Why did you choose a career in ageing-related research and how do you see it progressing?
Since finishing medical school, I have had a keen interest in research and have strived to develop academic interests throughout my clinical training. However, my current research interests in stroke, ageing and rehabilitation were prompted by my early clinical experiences as a foundation doctor. I worked in a busy job on an elderly care ward, managing unwell patients, liaising with families and dealing with uncertainty as to prognosis in many instances. I quickly realised that age related disease and co-morbidity presents a unique challenge unlike other aspects of clinical medicine. Research evidence is scarce and clinicians are required to make pragmatic decisions based on experience and the patient’s best interests. Increasingly a larger evidence base is being developed to guide decision-making though there exist several issues with study design and the fact that older patients with co-morbidities are often excluded from trials. I am therefore keen to support and promote more inclusion of this growing population in future studies and have designed my personal research with this in mind. I see this as a significant challenge and see demonstration of generalisability of interventions in younger patient populations to older people as an important issue for the next decade of research.
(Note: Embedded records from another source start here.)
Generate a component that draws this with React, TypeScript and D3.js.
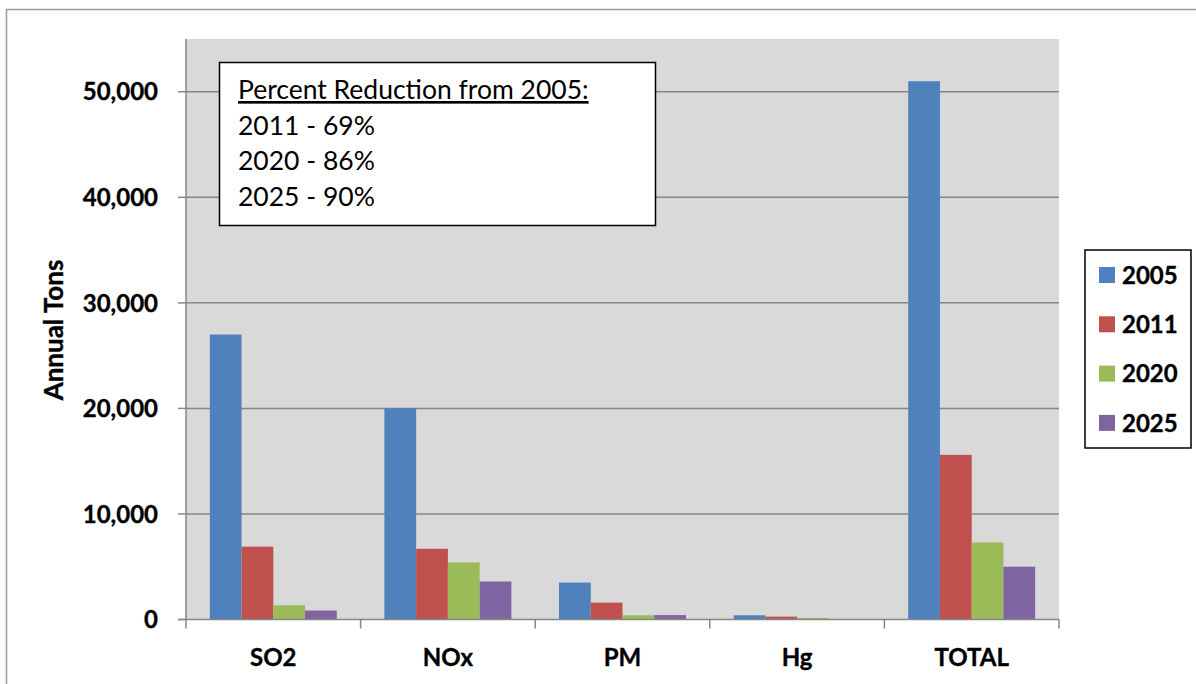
import React from 'react';
import * as d3 from 'd3';

const categories = ['SO2', 'NOx', 'PM', 'Hg', 'TOTAL'];
const years = ['2005', '2011', '2020', '2025'];
const values2005 = [27000, 20000, 3500, 400, 51000];
const values2011 = [6900, 6700, 1600, 270, 15600];
const values2020 = [1350, 5400, 400, 150, 7300];
const values2025 = [850, 3600, 420, 0, 5000];
const yTicks = [0, 10000, 20000, 30000, 40000, 50000];
const noteLines = ['Percent Reduction from 2005:', '2011 - 69%', '2020 - 86%', '2025 - 90%'];
const colors = ['#4F81BD', '#C0504D', '#9BBB59', '#8064A2'];

const series = [values2005, values2011, values2020, values2025];

const W = 1196;
const H = 684;
const plot = { left: 186, right: 1059, top: 39, bottom: 619.5 };
const FONT = 'Lato, "Open Sans", sans-serif';

const App: React.FC = () => {
  const x0 = d3.scaleBand<string>()
    .domain(categories)
    .range([plot.left, plot.right]);

  // Excel-style gap width of 150% between groups
  const bw = x0.bandwidth() / 5.5;
  const x1 = d3.scaleBand<string>()
    .domain(years)
    .range([bw * 0.75, x0.bandwidth() - bw * 0.75]);

  const y = d3.scaleLinear().domain([0, 55000]).range([plot.bottom, plot.top]);
  const fmt = d3.format(',');

  const boundaries = [...categories.map(c => x0(c) as number), plot.right];
  const bold = { fontFamily: FONT, fontWeight: 'bold' as const, fill: '#000', stroke: '#000', strokeWidth: 0.35 };

  return (
    <svg width={W} height={H} style={{ position: 'absolute', left: 0, top: 0, background: '#fff' }}>
      {/* outer chart border */}
      <rect x={6.5} y={9.5} width={W} height={H} fill="#fff" stroke="#9a9a9a" strokeWidth={1.5} />

      {/* plot area */}
      <rect x={plot.left} y={plot.top} width={plot.right - plot.left} height={plot.bottom - plot.top} fill="#D9D9D9" />

      {/* gridlines */}
      {yTicks.filter(t => t > 0).map(t => (
        <line key={t} x1={plot.left} x2={plot.right} y1={y(t)} y2={y(t)} stroke="#868686" strokeWidth={1.5} />
      ))}

      {/* bars */}
      {categories.map((c, ci) => (
        <g key={c} transform={`translate(${x0(c)},0)`}>
          {years.map((yr, si) => {
            const v = series[si][ci];
            return (
              <rect
                key={yr}
                x={x1(yr)}
                y={y(v)}
                width={x1.bandwidth()}
                height={plot.bottom - y(v)}
                fill={colors[si]}
              />
            );
          })}
        </g>
      ))}

      {/* y axis */}
      <line x1={plot.left} x2={plot.left} y1={plot.top} y2={plot.bottom} stroke="#868686" strokeWidth={1.5} />
      {yTicks.map(t => (
        <g key={t}>
          <line x1={178} x2={plot.left} y1={y(t)} y2={y(t)} stroke="#868686" strokeWidth={1.5} />
          <text x={158} y={y(t)} dy="0.36em" textAnchor="end" fontSize={24} {...bold}>
            {fmt(t)}
          </text>
        </g>
      ))}

      {/* x axis */}
      <line x1={plot.left - 8} x2={plot.right} y1={plot.bottom} y2={plot.bottom} stroke="#868686" strokeWidth={1.5} />
      {boundaries.map((b, i) => (
        <line key={i} x1={b} x2={b} y1={plot.bottom} y2={plot.bottom + 9} stroke="#868686" strokeWidth={1.5} />
      ))}
      {categories.map(c => (
        <text key={c} x={(x0(c) as number) + x0.bandwidth() / 2} y={666} textAnchor="middle" fontSize={24} {...bold}>
          {c}
        </text>
      ))}

      {/* y axis title */}
      <text transform="translate(63,330) rotate(-90)" textAnchor="middle" fontSize={26} {...bold}>
        Annual Tons
      </text>

      {/* note box */}
      <rect x={219.5} y={62.5} width={436} height={163} fill="#fff" stroke="#000" strokeWidth={1.5} />
      {noteLines.map((l, i) => (
        <text key={i} x={238} y={99 + i * 35.5} fontFamily={FONT} fontSize={26.5} fill="#000"
          textDecoration={i === 0 ? 'underline' : undefined}>
          {l}
        </text>
      ))}

      {/* legend */}
      <rect x={1085} y={250} width={106} height={198} fill="#fff" stroke="#000" strokeWidth={1.5} />
      {years.map((yr, i) => (
        <g key={yr} transform={`translate(0,${275 + i * 49.3})`}>
          <rect x={1099} y={-8} width={16} height={16} fill={colors[i]} />
          <text x={1122} y={0} dy="0.36em" fontSize={24} {...bold}>
            {yr}
          </text>
        </g>
      ))}
    </svg>
  );
};

export default App;
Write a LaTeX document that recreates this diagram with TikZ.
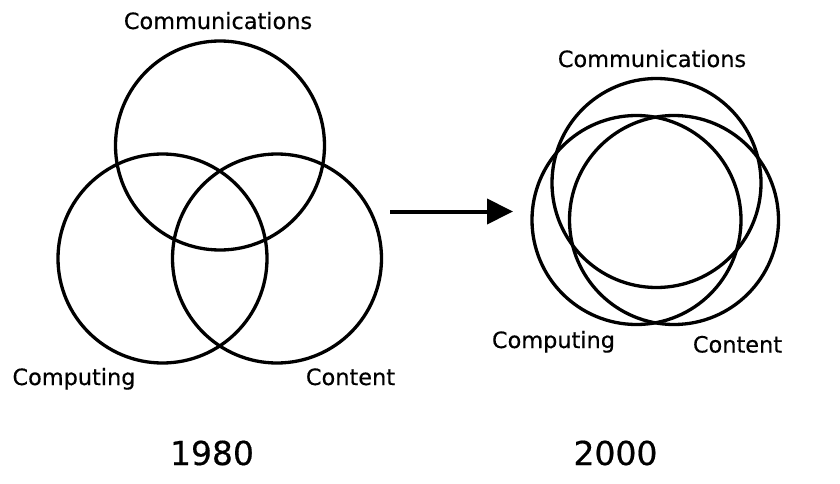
\documentclass[tikz,border=0pt]{standalone}
\usepackage{fontspec}
\setmainfont{DejaVu Sans}
\newfontfamily\labfont[FakeBold=0.4]{DejaVu Sans}
\usetikzlibrary{arrows.meta}
\begin{document}
\begin{tikzpicture}[x=1pt,y=-1pt,
  ring/.style={circle,draw=black,line width=3.3pt,inner sep=0pt,outer sep=0pt,minimum size=209pt},
  lab/.style={anchor=base,inner sep=0pt,font=\labfont\fontsize{22.4pt}{26pt}\selectfont},
  year/.style={anchor=base,inner sep=0pt,font=\labfont\fontsize{33pt}{38pt}\selectfont},
  flow/.style={line width=4pt,-{Triangle[length=26pt,width=25pt]}}]
\useasboundingbox[fill=white] (0,0) rectangle (840,484);
% 1980
\node[ring] (acomm) at (220,145.5) {};
\node[ring] (acomp) at (162.5,258.5) {};
\node[ring] (acont) at (277,258.5) {};
\node[lab] (lacomm) at (218,29) {Communications};
\node[lab] (lacomp) at (74,385) {Computing};
\node[lab] (lacont) at (350.5,385) {Content};
% 2000
\node[ring] (bcomm) at (656.5,183) {};
\node[ring] (bcomp) at (636.5,220) {};
\node[ring] (bcont) at (674,220) {};
\node[lab] (lbcomm) at (652,67) {Communications};
\node[lab] (lbcomp) at (553.5,348) {Computing};
\node[lab] (lbcont) at (737.5,352.5) {Content};
% arrow
\coordinate (as) at (390,211.5);
\coordinate (ae) at (513,211.5);
\draw[flow] (as) -- (ae);
% years
\node[year] (y1) at (212,465) {1980};
\node[year] (y2) at (615.5,465) {2000};
\end{tikzpicture}
\end{document}
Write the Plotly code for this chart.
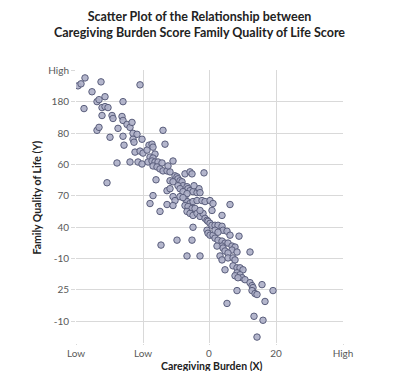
import plotly.graph_objects as go

# Caregiving burden (X) and family quality of life (Y) scores, in axis units
burden = [
    9, 2, 5, 25, 64, 16, 29, 21, 23, 47, 8, 26, 29, 32, 26, 36, 37, 46, 47, 51,
    54, 56, 42, 21, 23, 57, 61, 47, 34, 66, 57, 58, 48, 73, 76, 77, 59, 64, 67, 71,
    79,
    87, 89, 54, 74, 77, 62, 66, 72, 76, 79, 82, 86, 97, 77, 81, 84, 87, 91, 94, 92,
    109, 114, 116, 128, 99, 101, 102, 104, 106, 80, 94, 97, 107, 111, 112, 102, 104, 114, 117, 121,
    123, 124, 77, 97, 99, 109, 111, 114, 117, 121, 126, 129, 134, 74, 91, 97,
    118, 91, 94, 107, 111, 104, 107, 137, 154, 84, 109, 112, 116, 119, 111, 114, 117, 121, 124, 127,
    129, 136, 146, 131, 132, 134, 136, 139, 142, 146, 117, 131, 132, 134, 137, 139, 147, 151, 154, 163,
    101, 116, 142, 146, 149, 152, 156, 159, 146, 147,
    124, 139, 142, 141, 111, 124, 156, 149, 152, 161, 174, 144, 146, 152, 157, 159,
    149, 157, 161, 164, 167, 161, 164, 159, 166, 169, 162, 174, 176, 177, 186, 161, 176, 179, 181, 197,
    151, 189, 178, 187, 181,
    41, 31, 85,
]
quality = [
    268, 260, 262, 264, 261, 254, 249, 244, 246, 244, 237, 238, 239, 238, 230, 230, 227, 229, 225, 221,
    218, 223, 217, 215, 218, 212, 211, 209, 208, 206, 206, 203, 200, 200, 201, 198, 193, 194, 192, 195,
    191,
    215, 201, 183, 188, 187, 183, 181, 183, 184, 183, 183, 182, 184, 179, 178, 176, 174, 174, 173, 179,
    171, 173, 171, 172, 169, 168, 166, 164, 163, 165, 164, 163, 159, 158, 156, 159, 156, 154, 153, 152,
    156, 152, 149, 148, 144, 146, 143, 141, 143, 144, 144, 143, 144, 141, 140, 139,
    159, 154, 156, 153, 151, 148, 147, 141, 140, 133, 139, 138, 136, 136, 133, 131, 129, 131, 128, 131,
    126, 134, 129, 124, 123, 121, 119, 119, 119, 118, 117, 114, 111, 109, 109, 106, 114, 113, 109, 108,
    104, 104, 104, 103, 101, 101, 98, 97, 98, 96,
    134, 114, 112, 98, 88, 88, 94, 93, 91, 92, 92, 88, 84, 86, 86, 84,
    74, 78, 76, 76, 74, 71, 69, 68, 66, 64, 66, 61, 58, 56, 59, 53, 53, 50, 49, 53,
    40, 42, 27, 23, 6,
    182, 162, 99,
]

x_tickvals = [0, 67, 133, 200, 267]
x_ticktext = ["Low", "Low", "0", "20", "High"]
y_tickvals = [22, 54, 85, 117, 149, 180, 212, 244, 276]
y_ticktext = ["-10", "25", "-10", "40", "70", "60", "80", "180", "High"]

FONT = "Lato, 'Open Sans', sans-serif"

fig = go.Figure()
fig.add_trace(go.Scatter(
    x=burden, y=quality, mode="markers",
    marker=dict(size=6.5, color="rgba(172,174,198,0.9)",
                line=dict(color="#5a5e7c", width=1)),
    hoverinfo="skip", showlegend=False,
))

axis_common = dict(
    showgrid=True, gridcolor="#d9d9d9", gridwidth=1,
    zeroline=False, showline=False,
    ticks="outside", tickcolor="#d9d9d9",
    tickfont=dict(family=FONT, size=10, color="#595959"),
    fixedrange=True,
)

fig.update_layout(
    width=379, height=363,
    margin=dict(l=68, r=44, t=62, b=25),
    paper_bgcolor="white", plot_bgcolor="white",
    xaxis=dict(range=[0, 267], tickmode="array", tickvals=x_tickvals,
               ticktext=x_ticktext, ticklen=1, **axis_common),
    yaxis=dict(range=[0, 276], tickmode="array", tickvals=y_tickvals,
               ticktext=y_ticktext, ticklen=4, **axis_common),
    annotations=[
        dict(text="<b>Scatter Plot of the Relationship between<br>"
                  "Caregiving Burden Score Family Quality of Life Score</b>",
             xref="paper", yref="paper", x=0.461, y=1.168,
             xanchor="center", yanchor="middle", showarrow=False,
             font=dict(family=FONT, size=12.5, color="#222222")),
        dict(text="<b>Caregiving Burden (X)</b>",
             xref="paper", yref="paper", x=(212 - 76) / 267, y=(346 - 369) / 276,
             xanchor="center", yanchor="middle", showarrow=False,
             font=dict(family=FONT, size=10.5, color="#222222")),
        dict(text="<b>Family Quality of Life (Y)</b>",
             xref="paper", yref="paper", x=(37 - 76) / 267, y=(346 - 199) / 276,
             xanchor="center", yanchor="middle", showarrow=False, textangle=-90,
             font=dict(family=FONT, size=10.5, color="#222222")),
    ],
)

fig.write_html("out.html")
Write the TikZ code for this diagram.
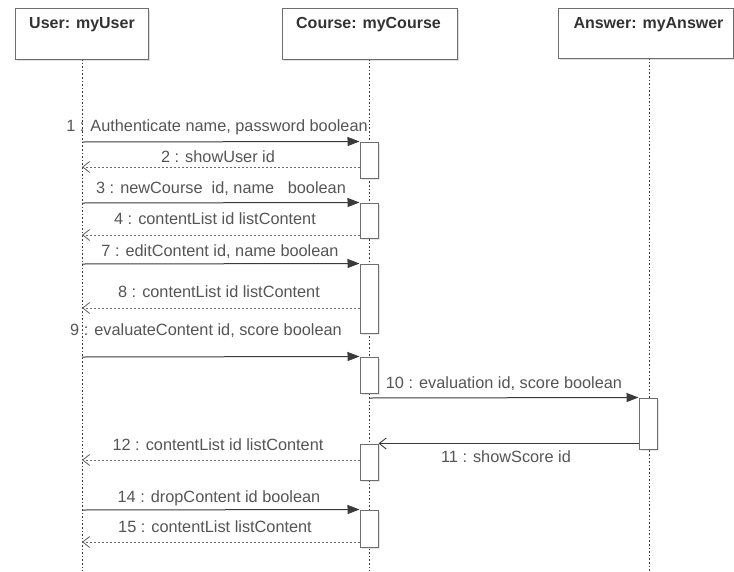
\documentclass[tikz,border=0pt]{standalone}
\usepackage{fontspec}
\setmainfont{Liberation Sans}
\usetikzlibrary{arrows.meta,shadows}
\definecolor{txt}{HTML}{555555}
\definecolor{hdtxt}{HTML}{333333}
\definecolor{ln}{HTML}{3A3A3A}
\definecolor{bx}{HTML}{6E6E6E}
\tikzset{
  hdr/.style={draw=bx, line width=1pt, fill=white, rectangle, inner sep=0pt,
    drop shadow={shadow xshift=2pt, shadow yshift=-2pt, opacity=0.25, fill=gray}},
  hdrtxt/.style={font=\fontsize{16}{19}\selectfont\bfseries, text=hdtxt, inner sep=0pt},
  life/.style={draw=ln, line width=0.8pt, dash pattern=on 1.6pt off 2pt},
  actbox/.style={draw=bx, line width=1pt, fill=white, rectangle, inner sep=0pt,
    minimum width=18pt,
    drop shadow={shadow xshift=1.5pt, shadow yshift=-1.5pt, opacity=0.2, fill=gray}},
  callmsg/.style={draw=ln, line width=1pt, -{Triangle[length=12pt,width=9pt]}},
  retmsg/.style={draw=ln!75, line width=0.9pt, dash pattern=on 2pt off 2pt,
    -{Straight Barb[length=7pt,width=11pt,line width=0.9pt]}},
  retsolid/.style={draw=ln, line width=1pt,
    -{Straight Barb[length=7pt,width=11pt,line width=0.9pt]}},
  lbl/.style={font=\fontsize{16.3}{19}\selectfont, text=txt, inner sep=0pt},
}
\begin{document}
\begin{tikzpicture}[x=1pt,y=-1pt]
\useasboundingbox (0,0) rectangle (734,571);

% lifelines
\coordinate (uTop) at (82,59);
\coordinate (uBot) at (82,571);
\coordinate (cTop) at (369,59);
\coordinate (cBot) at (369,571);
\coordinate (aTop) at (649,58);
\coordinate (aBot) at (649,571);
\draw[life] (uTop) -- (uBot);
\draw[life] (cTop) -- (cBot);
\draw[life] (aTop) -- (aBot);

% header boxes
\node[hdr, minimum width=133pt, minimum height=51pt] (user) at (81.5,33.5) {};
\node[hdr, minimum width=175pt, minimum height=51pt] (course) at (369.5,33.5) {};
\node[hdr, minimum width=175pt, minimum height=50pt] (answer) at (645.5,33) {};
\node[hdrtxt] (userT) at (82,25) {User: myUser};
\node[hdrtxt] (courseT) at (368.5,25) {Course: myCourse};
\node[hdrtxt] (answerT) at (648.5,25) {Answer: myAnswer};

% activation boxes
\node[actbox, minimum height=36pt] (c1) at (369,160) {};
\node[actbox, minimum height=35pt] (c2) at (369,220.5) {};
\node[actbox, minimum height=69pt] (c3) at (369,298.5) {};
\node[actbox, minimum height=36pt] (c4) at (369,375) {};
\node[actbox, minimum height=51pt] (a1) at (648,423.5) {};
\node[actbox, minimum height=36pt] (c5) at (369,462) {};
\node[actbox, minimum height=37pt] (c6) at (369,528.5) {};

% message endpoints on the user lifeline
\coordinate (u1) at (82,142);
\coordinate (u2) at (82,167);
\coordinate (u3) at (82,203);
\coordinate (u4) at (82,235);
\coordinate (u7) at (82,264);
\coordinate (u8) at (82,308);
\coordinate (u9) at (82,357);
\coordinate (u12) at (82,460);
\coordinate (u14) at (82,510);
\coordinate (u15) at (82,542);
\coordinate (c10) at (369,398);

% messages
\draw[callmsg] (u1) -- (c1.north west);
\draw[retmsg] (c1.west |- u2) -- (u2);
\draw[callmsg] (u3) -- (c2.north west);
\draw[retmsg] (c2.west |- u4) -- (u4);
\draw[callmsg] (u7) -- (c3.north west);
\draw[retmsg] (c3.west |- u8) -- (u8);
\draw[callmsg] (u9) -- (c4.north west);
\draw[callmsg] (c10) -- (a1.north west);
\draw[retsolid] (a1.west |- c5.north) -- (c5.north east);
\draw[retmsg] (c5.west |- u12) -- (u12);
\draw[callmsg] (u14) -- (c6.north west);
\draw[retmsg] (c6.west |- u15) -- (u15);

% labels
\node[lbl] (l1) at (217,127) {1 : Authenticate name, password boolean};
\node[lbl] (l2) at (218,157) {2 : showUser id};
\node[lbl] (l3) at (221,189) {3 : newCourse \ id, name \ \ boolean};
\node[lbl] (l4) at (215,219) {4 : contentList id listContent};
\node[lbl] (l7) at (220,252) {7 : editContent id, name boolean};
\node[lbl] (l8) at (219,292) {8 : contentList id listContent};
\node[lbl] (l9) at (206,331) {9 : evaluateContent id, score boolean};
\node[lbl] (l10) at (504,384) {10 : evaluation id, score boolean};
\node[lbl] (l11) at (506,457) {11 : showScore id};
\node[lbl] (l12) at (218,445) {12 : contentList id listContent};
\node[lbl] (l14) at (219,498) {14 : dropContent id boolean};
\node[lbl] (l15) at (215,527) {15 : contentList listContent};
\end{tikzpicture}
\end{document}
How is your research progressing?
I managed to achieve approvals for the BREATHE-ICH study shortly after being awarded my Fellowship and have since progressed well with data collection and literature review. I have recently started to disseminate my work for peer-reviewed publication and platform presentation. To date, I have published six peer-reviewed manuscripts since starting my Fellowship across clinical and basic science journals. From a national dissemination perspective, I was delighted to have recently been awarded the Royal College of Physicians Quincentennial Lecture 2018 award. This award represents the progress made in understanding aspects of cerebral blood flow changes in haemorrhagic stroke within our department. Further afield, internationally, I have some opportunities coming up to share my work on an international stage with oral presentations at the 23rd Meeting of The European Society of Neurosonology and Haemodynamics in Prague and the 4th European Stroke Organisation Conference in Gothenburg. This will provide a platform to project DMT-supported research to international audiences, gaining valuable feedback and engaging in discussions with potential collaborators ahead of future project results and plans.
I’d like to say how grateful I am for the Dunhill Medical Trust for supporting my research and providing me with a useful network of peers to support my professional development. I’m looking forward to the ‘Annual Distinguished Lecture’ on 17th April 2018 where I will have the opportunity to share my work and catch up with Trustees and other colleagues who are also driven to improve our understanding of age-related diseases and innovation in their treatment.